• _What the task asks_:
Reproduce the entire listing word for word.

• _Provided material_:

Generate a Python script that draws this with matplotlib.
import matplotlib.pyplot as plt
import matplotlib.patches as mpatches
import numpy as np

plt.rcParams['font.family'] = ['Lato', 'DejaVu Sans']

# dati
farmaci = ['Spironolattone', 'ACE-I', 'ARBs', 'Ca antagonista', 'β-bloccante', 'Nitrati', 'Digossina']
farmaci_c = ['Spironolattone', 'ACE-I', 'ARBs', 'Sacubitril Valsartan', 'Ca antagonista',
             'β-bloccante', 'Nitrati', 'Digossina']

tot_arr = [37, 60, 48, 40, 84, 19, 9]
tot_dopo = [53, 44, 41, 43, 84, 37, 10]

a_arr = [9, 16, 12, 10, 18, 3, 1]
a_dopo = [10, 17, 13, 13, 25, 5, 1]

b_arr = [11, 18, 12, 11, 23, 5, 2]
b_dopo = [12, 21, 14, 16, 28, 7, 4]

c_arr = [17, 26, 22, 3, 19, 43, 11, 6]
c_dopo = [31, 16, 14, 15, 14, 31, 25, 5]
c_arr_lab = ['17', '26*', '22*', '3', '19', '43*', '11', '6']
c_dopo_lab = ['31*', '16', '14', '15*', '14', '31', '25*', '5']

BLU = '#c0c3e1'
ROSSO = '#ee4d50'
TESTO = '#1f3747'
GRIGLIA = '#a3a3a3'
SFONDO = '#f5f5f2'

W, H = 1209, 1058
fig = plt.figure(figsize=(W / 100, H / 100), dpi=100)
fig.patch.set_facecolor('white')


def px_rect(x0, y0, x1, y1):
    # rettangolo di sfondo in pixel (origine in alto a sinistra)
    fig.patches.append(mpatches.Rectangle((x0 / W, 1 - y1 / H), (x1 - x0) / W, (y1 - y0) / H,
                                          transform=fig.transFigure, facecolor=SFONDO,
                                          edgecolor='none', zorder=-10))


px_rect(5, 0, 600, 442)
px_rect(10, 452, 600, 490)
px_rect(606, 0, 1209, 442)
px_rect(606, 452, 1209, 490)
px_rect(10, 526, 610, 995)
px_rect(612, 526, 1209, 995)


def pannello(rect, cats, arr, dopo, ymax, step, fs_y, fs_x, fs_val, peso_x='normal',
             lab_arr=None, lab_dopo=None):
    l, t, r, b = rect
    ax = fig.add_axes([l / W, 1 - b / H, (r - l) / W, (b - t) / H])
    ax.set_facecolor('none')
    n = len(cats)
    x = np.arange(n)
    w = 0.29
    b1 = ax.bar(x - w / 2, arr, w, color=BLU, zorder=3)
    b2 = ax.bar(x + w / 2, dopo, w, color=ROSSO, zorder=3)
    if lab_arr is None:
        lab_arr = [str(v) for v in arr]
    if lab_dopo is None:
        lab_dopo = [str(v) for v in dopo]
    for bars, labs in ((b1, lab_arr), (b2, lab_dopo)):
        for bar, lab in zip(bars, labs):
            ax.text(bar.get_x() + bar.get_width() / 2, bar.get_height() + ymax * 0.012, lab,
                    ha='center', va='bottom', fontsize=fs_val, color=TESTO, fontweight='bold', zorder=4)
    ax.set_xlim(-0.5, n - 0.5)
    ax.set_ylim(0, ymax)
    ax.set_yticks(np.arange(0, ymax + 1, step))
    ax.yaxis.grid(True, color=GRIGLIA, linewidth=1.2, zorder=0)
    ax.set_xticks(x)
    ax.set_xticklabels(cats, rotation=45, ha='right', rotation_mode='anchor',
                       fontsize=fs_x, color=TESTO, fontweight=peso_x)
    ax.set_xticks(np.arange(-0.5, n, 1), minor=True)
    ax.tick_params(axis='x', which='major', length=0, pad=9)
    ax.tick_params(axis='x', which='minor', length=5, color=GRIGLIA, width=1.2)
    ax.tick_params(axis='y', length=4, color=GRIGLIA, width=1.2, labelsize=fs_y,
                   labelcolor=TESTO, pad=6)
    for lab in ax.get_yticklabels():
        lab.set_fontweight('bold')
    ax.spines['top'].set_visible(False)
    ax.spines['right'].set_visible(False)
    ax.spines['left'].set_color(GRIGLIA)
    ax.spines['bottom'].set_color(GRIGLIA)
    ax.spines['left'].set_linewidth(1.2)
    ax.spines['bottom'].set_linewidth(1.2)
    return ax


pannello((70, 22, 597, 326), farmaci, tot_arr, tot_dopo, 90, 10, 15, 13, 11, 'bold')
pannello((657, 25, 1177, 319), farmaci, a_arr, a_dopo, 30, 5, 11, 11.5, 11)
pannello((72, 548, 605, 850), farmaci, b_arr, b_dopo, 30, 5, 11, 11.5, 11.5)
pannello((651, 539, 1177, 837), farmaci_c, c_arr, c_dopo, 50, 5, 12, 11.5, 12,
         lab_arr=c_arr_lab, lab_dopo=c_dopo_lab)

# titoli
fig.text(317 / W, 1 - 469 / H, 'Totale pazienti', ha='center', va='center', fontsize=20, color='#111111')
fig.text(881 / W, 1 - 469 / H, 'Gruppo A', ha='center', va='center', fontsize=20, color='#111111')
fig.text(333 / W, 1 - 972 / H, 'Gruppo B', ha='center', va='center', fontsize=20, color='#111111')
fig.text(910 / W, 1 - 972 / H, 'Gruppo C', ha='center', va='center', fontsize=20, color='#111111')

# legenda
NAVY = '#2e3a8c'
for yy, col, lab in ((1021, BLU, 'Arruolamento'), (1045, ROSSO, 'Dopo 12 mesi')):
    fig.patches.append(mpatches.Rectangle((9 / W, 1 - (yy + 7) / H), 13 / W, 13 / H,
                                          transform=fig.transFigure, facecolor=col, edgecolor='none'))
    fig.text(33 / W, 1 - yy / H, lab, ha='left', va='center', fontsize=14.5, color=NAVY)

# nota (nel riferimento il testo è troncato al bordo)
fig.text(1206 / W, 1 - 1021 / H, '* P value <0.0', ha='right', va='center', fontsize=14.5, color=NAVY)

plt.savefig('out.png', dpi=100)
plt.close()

• _Solved problem_:
Generate a Python script that draws this with matplotlib.
import matplotlib.pyplot as plt
import matplotlib.patches as mpatches
import numpy as np

plt.rcParams['font.family'] = ['Lato', 'DejaVu Sans']

# dati
farmaci = ['Spironolattone', 'ACE-I', 'ARBs', 'Ca antagonista', 'β-bloccante', 'Nitrati', 'Digossina']
farmaci_c = ['Spironolattone', 'ACE-I', 'ARBs', 'Sacubitril Valsartan', 'Ca antagonista',
             'β-bloccante', 'Nitrati', 'Digossina']

tot_arr = [37, 60, 48, 40, 84, 19, 9]
tot_dopo = [53, 44, 41, 43, 84, 37, 10]

a_arr = [9, 16, 12, 10, 18, 3, 1]
a_dopo = [10, 17, 13, 13, 25, 5, 1]

b_arr = [11, 18, 12, 11, 23, 5, 2]
b_dopo = [12, 21, 14, 16, 28, 7, 4]

c_arr = [17, 26, 22, 3, 19, 43, 11, 6]
c_dopo = [31, 16, 14, 15, 14, 31, 25, 5]
c_arr_lab = ['17', '26*', '22*', '3', '19', '43*', '11', '6']
c_dopo_lab = ['31*', '16', '14', '15*', '14', '31', '25*', '5']

BLU = '#c0c3e1'
ROSSO = '#ee4d50'
TESTO = '#1f3747'
GRIGLIA = '#a3a3a3'
SFONDO = '#f5f5f2'

W, H = 1209, 1058
fig = plt.figure(figsize=(W / 100, H / 100), dpi=100)
fig.patch.set_facecolor('white')


def px_rect(x0, y0, x1, y1):
    # rettangolo di sfondo in pixel (origine in alto a sinistra)
    fig.patches.append(mpatches.Rectangle((x0 / W, 1 - y1 / H), (x1 - x0) / W, (y1 - y0) / H,
                                          transform=fig.transFigure, facecolor=SFONDO,
                                          edgecolor='none', zorder=-10))


px_rect(5, 0, 600, 442)
px_rect(10, 452, 600, 490)
px_rect(606, 0, 1209, 442)
px_rect(606, 452, 1209, 490)
px_rect(10, 526, 610, 995)
px_rect(612, 526, 1209, 995)


def pannello(rect, cats, arr, dopo, ymax, step, fs_y, fs_x, fs_val, peso_x='normal',
             lab_arr=None, lab_dopo=None):
    l, t, r, b = rect
    ax = fig.add_axes([l / W, 1 - b / H, (r - l) / W, (b - t) / H])
    ax.set_facecolor('none')
    n = len(cats)
    x = np.arange(n)
    w = 0.29
    b1 = ax.bar(x - w / 2, arr, w, color=BLU, zorder=3)
    b2 = ax.bar(x + w / 2, dopo, w, color=ROSSO, zorder=3)
    if lab_arr is None:
        lab_arr = [str(v) for v in arr]
    if lab_dopo is None:
        lab_dopo = [str(v) for v in dopo]
    for bars, labs in ((b1, lab_arr), (b2, lab_dopo)):
        for bar, lab in zip(bars, labs):
            ax.text(bar.get_x() + bar.get_width() / 2, bar.get_height() + ymax * 0.012, lab,
                    ha='center', va='bottom', fontsize=fs_val, color=TESTO, fontweight='bold', zorder=4)
    ax.set_xlim(-0.5, n - 0.5)
    ax.set_ylim(0, ymax)
    ax.set_yticks(np.arange(0, ymax + 1, step))
    ax.yaxis.grid(True, color=GRIGLIA, linewidth=1.2, zorder=0)
    ax.set_xticks(x)
    ax.set_xticklabels(cats, rotation=45, ha='right', rotation_mode='anchor',
                       fontsize=fs_x, color=TESTO, fontweight=peso_x)
    ax.set_xticks(np.arange(-0.5, n, 1), minor=True)
    ax.tick_params(axis='x', which='major', length=0, pad=9)
    ax.tick_params(axis='x', which='minor', length=5, color=GRIGLIA, width=1.2)
    ax.tick_params(axis='y', length=4, color=GRIGLIA, width=1.2, labelsize=fs_y,
                   labelcolor=TESTO, pad=6)
    for lab in ax.get_yticklabels():
        lab.set_fontweight('bold')
    ax.spines['top'].set_visible(False)
    ax.spines['right'].set_visible(False)
    ax.spines['left'].set_color(GRIGLIA)
    ax.spines['bottom'].set_color(GRIGLIA)
    ax.spines['left'].set_linewidth(1.2)
    ax.spines['bottom'].set_linewidth(1.2)
    return ax


pannello((70, 22, 597, 326), farmaci, tot_arr, tot_dopo, 90, 10, 15, 13, 11, 'bold')
pannello((657, 25, 1177, 319), farmaci, a_arr, a_dopo, 30, 5, 11, 11.5, 11)
pannello((72, 548, 605, 850), farmaci, b_arr, b_dopo, 30, 5, 11, 11.5, 11.5)
pannello((651, 539, 1177, 837), farmaci_c, c_arr, c_dopo, 50, 5, 12, 11.5, 12,
         lab_arr=c_arr_lab, lab_dopo=c_dopo_lab)

# titoli
fig.text(317 / W, 1 - 469 / H, 'Totale pazienti', ha='center', va='center', fontsize=20, color='#111111')
fig.text(881 / W, 1 - 469 / H, 'Gruppo A', ha='center', va='center', fontsize=20, color='#111111')
fig.text(333 / W, 1 - 972 / H, 'Gruppo B', ha='center', va='center', fontsize=20, color='#111111')
fig.text(910 / W, 1 - 972 / H, 'Gruppo C', ha='center', va='center', fontsize=20, color='#111111')

# legenda
NAVY = '#2e3a8c'
for yy, col, lab in ((1021, BLU, 'Arruolamento'), (1045, ROSSO, 'Dopo 12 mesi')):
    fig.patches.append(mpatches.Rectangle((9 / W, 1 - (yy + 7) / H), 13 / W, 13 / H,
                                          transform=fig.transFigure, facecolor=col, edgecolor='none'))
    fig.text(33 / W, 1 - yy / H, lab, ha='left', va='center', fontsize=14.5, color=NAVY)

# nota (nel riferimento il testo è troncato al bordo)
fig.text(1206 / W, 1 - 1021 / H, '* P value <0.0', ha='right', va='center', fontsize=14.5, color=NAVY)

plt.savefig('out.png', dpi=100)
plt.close()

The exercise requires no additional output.